▶ _What you have to do_: Copy each line of the material below that includes the string "chart".

┌─ Data block

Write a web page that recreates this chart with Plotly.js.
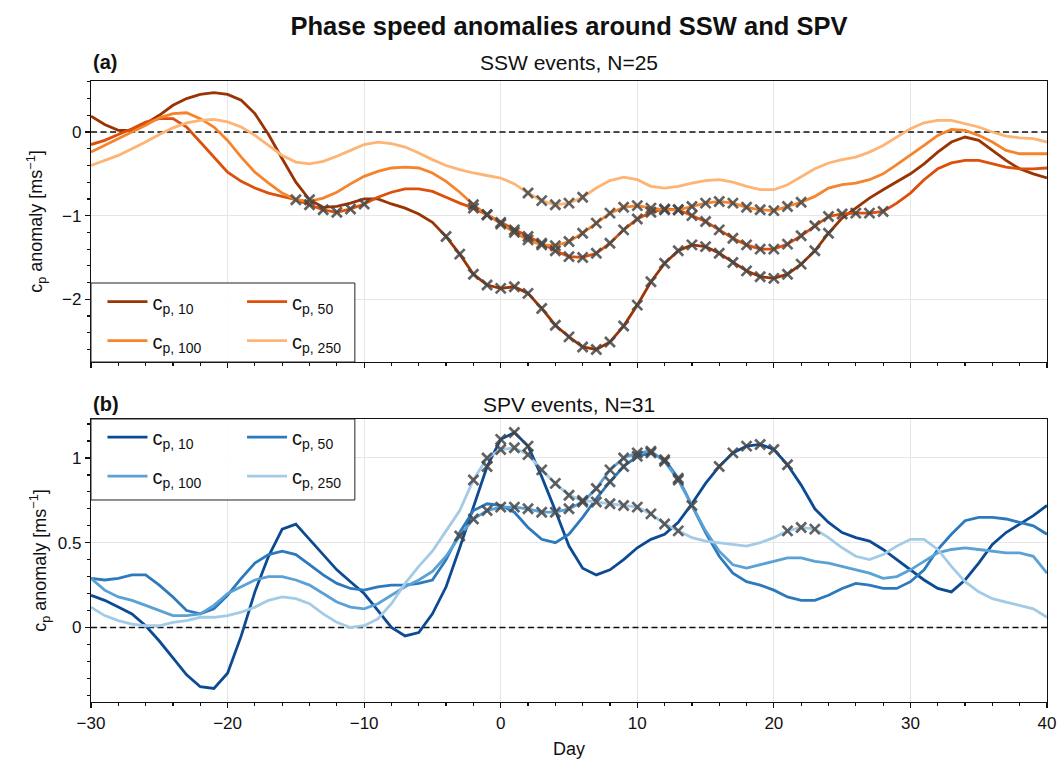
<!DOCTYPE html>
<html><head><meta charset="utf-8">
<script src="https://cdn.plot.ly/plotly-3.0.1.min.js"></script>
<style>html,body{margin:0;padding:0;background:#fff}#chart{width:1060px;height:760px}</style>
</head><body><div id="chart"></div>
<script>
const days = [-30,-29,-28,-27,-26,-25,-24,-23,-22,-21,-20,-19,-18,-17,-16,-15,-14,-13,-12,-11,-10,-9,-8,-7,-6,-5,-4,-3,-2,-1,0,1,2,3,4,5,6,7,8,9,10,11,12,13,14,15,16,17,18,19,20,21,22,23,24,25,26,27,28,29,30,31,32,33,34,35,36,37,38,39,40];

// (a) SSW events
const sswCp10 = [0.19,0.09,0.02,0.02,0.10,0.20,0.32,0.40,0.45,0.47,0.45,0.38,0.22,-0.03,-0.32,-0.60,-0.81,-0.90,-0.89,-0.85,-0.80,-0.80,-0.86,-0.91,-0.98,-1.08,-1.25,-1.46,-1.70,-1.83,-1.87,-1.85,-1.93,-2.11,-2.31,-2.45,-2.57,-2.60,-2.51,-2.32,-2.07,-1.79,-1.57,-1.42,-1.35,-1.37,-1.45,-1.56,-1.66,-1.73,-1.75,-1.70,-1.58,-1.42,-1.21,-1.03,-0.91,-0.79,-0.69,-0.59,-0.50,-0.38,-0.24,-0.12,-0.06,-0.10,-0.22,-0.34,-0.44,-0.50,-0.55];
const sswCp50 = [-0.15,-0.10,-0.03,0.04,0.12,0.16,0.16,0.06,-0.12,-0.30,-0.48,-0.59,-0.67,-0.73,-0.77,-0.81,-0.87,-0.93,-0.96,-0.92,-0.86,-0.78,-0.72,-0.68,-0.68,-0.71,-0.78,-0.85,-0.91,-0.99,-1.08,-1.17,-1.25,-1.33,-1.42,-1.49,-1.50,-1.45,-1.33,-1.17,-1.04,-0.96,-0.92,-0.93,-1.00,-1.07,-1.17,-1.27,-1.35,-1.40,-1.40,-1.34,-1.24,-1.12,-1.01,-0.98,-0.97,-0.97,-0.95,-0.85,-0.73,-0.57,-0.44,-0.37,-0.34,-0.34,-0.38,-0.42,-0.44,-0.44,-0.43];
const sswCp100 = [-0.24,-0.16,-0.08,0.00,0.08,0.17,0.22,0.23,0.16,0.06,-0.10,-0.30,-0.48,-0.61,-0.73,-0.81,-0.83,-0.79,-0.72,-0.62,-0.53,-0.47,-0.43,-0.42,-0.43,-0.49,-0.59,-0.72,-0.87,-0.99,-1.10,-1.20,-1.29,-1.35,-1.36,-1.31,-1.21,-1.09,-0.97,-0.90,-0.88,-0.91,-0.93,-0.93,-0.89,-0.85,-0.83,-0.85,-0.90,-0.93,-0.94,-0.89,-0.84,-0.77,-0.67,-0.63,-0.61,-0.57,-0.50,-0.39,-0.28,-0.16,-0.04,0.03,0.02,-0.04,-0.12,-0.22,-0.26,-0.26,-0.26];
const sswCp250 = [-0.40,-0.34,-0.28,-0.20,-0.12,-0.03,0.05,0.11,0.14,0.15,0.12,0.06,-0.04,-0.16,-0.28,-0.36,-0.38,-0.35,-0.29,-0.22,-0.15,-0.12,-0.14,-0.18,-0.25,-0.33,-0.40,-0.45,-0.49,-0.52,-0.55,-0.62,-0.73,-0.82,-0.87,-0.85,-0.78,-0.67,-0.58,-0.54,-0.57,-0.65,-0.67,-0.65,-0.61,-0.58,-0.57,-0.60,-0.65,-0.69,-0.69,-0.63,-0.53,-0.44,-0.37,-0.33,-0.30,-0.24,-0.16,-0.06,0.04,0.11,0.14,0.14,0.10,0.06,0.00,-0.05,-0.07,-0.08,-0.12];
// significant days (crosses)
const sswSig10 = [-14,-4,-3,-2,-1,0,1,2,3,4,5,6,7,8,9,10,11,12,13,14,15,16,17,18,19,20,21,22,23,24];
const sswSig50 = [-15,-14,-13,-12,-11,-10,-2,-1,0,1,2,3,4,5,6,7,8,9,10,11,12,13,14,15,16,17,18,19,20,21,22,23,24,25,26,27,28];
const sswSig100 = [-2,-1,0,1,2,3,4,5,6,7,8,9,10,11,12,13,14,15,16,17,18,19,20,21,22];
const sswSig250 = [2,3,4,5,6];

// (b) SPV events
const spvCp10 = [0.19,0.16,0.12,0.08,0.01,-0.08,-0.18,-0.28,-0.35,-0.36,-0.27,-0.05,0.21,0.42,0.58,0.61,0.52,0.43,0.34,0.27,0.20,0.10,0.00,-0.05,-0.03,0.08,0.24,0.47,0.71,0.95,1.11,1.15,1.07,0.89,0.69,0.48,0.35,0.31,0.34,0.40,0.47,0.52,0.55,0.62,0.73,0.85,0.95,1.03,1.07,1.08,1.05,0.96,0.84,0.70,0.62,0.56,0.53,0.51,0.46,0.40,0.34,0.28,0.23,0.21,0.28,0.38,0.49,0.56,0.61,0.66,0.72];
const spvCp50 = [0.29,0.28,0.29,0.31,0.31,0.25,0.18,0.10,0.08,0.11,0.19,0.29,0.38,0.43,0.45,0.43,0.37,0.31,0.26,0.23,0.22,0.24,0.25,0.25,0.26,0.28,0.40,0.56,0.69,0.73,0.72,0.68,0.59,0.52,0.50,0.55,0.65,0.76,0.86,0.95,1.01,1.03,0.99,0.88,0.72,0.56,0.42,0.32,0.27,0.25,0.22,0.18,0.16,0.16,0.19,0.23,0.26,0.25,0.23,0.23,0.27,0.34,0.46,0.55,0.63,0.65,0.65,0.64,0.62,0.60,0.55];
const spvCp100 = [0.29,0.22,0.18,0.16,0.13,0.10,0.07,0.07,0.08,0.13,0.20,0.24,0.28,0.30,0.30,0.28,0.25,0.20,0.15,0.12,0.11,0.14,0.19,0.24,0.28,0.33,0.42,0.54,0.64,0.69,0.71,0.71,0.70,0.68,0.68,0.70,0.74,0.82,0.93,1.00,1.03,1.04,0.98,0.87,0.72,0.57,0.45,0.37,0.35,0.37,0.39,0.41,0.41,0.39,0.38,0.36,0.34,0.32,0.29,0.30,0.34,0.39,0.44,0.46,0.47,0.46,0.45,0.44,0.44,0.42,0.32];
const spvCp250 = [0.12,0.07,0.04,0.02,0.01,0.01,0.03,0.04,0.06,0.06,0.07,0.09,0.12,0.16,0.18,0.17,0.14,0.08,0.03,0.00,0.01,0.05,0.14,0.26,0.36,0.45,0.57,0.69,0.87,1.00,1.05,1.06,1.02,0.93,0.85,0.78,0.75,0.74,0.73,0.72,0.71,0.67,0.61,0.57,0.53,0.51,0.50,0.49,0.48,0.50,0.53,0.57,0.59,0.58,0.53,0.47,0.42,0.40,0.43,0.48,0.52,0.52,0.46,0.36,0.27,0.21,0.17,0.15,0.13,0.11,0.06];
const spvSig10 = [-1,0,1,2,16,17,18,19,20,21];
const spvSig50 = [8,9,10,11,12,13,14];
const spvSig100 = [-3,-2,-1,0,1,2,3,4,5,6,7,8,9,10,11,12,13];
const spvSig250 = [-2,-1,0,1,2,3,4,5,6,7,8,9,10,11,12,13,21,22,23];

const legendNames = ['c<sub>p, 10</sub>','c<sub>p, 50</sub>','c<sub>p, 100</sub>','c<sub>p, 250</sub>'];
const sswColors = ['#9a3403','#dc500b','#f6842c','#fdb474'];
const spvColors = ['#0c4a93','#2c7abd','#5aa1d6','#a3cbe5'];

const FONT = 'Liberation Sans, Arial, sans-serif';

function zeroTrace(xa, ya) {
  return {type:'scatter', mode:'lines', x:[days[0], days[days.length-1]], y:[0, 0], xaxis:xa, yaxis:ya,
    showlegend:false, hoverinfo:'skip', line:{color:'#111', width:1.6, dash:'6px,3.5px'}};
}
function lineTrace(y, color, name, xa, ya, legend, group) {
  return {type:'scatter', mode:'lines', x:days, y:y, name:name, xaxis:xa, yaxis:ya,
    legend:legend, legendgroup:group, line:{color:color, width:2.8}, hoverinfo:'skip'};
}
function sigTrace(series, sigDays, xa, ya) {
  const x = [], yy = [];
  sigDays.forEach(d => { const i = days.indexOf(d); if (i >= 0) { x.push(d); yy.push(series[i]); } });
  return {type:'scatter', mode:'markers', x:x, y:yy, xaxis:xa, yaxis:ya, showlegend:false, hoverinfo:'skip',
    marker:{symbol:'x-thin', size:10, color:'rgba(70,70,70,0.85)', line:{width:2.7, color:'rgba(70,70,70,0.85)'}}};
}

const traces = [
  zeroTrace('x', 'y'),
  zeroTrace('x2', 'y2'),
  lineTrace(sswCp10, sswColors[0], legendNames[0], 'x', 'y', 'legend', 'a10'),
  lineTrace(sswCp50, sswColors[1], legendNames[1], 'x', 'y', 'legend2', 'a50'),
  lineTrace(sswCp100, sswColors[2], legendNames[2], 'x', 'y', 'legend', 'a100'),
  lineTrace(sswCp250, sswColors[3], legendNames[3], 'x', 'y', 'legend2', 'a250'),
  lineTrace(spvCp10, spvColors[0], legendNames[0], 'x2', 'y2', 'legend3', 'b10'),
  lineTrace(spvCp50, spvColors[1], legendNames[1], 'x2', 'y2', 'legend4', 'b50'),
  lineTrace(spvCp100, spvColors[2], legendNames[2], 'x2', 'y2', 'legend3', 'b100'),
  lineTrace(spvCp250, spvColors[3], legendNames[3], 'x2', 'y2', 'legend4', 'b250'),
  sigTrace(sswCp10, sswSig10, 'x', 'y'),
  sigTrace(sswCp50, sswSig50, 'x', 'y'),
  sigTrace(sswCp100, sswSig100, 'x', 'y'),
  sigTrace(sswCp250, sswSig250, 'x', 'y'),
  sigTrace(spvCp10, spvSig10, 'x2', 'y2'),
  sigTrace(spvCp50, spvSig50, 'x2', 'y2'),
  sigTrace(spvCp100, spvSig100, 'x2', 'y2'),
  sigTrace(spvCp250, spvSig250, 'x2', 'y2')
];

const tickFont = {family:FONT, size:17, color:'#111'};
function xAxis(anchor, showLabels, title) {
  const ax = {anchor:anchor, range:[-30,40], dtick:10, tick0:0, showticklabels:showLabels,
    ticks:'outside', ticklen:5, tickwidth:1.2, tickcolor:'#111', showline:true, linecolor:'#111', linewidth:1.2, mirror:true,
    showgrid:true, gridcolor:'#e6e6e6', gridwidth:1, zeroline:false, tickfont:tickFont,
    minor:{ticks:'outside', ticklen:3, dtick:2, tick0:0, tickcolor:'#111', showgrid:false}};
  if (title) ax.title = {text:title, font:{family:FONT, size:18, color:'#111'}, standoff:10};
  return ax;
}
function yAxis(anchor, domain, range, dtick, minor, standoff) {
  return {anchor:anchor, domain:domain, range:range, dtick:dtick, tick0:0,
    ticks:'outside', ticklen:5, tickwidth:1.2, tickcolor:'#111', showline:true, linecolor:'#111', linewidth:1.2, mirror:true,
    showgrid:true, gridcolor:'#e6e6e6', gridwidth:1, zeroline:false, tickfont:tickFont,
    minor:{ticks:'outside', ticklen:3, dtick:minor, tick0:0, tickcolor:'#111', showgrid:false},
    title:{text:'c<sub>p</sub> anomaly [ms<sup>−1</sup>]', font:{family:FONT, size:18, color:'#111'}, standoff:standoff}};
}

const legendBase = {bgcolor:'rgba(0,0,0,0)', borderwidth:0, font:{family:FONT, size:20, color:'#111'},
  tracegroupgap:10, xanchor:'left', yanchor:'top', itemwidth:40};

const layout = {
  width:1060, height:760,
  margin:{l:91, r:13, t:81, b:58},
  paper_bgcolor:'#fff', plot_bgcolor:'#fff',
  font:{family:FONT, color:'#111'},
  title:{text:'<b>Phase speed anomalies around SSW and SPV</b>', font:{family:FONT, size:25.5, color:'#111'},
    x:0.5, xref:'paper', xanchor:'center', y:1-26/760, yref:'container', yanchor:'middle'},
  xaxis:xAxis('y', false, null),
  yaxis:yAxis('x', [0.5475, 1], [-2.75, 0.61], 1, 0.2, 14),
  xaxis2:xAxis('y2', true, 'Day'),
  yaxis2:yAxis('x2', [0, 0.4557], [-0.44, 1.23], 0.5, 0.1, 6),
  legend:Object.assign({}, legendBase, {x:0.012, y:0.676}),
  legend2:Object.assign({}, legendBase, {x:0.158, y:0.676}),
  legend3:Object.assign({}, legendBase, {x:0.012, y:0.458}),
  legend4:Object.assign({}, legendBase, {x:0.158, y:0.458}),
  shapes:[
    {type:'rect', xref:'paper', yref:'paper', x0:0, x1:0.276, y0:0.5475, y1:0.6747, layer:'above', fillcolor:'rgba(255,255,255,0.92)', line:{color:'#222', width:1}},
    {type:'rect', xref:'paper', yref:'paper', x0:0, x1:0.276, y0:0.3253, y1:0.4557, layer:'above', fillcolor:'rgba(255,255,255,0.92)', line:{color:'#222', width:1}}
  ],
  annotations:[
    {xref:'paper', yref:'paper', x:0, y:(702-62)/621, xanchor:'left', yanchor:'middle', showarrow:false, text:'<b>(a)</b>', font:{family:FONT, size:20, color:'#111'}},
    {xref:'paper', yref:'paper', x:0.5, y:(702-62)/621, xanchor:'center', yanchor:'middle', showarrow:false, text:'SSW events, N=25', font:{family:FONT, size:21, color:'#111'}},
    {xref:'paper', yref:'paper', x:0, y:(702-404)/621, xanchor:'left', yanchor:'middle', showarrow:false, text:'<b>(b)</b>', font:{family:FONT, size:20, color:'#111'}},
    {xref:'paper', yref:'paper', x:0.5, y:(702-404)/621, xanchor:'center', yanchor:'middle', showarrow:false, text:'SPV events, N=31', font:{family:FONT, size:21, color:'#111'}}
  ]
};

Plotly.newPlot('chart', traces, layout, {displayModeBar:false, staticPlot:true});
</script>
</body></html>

└─

▶ _Solved exercise_:
Write a web page that recreates this chart with Plotly.js.
<style>html,body{margin:0;padding:0;background:#fff}#chart{width:1060px;height:760px}</style>
</head><body><div id="chart"></div>
Plotly.newPlot('chart', traces, layout, {displayModeBar:false, staticPlot:true});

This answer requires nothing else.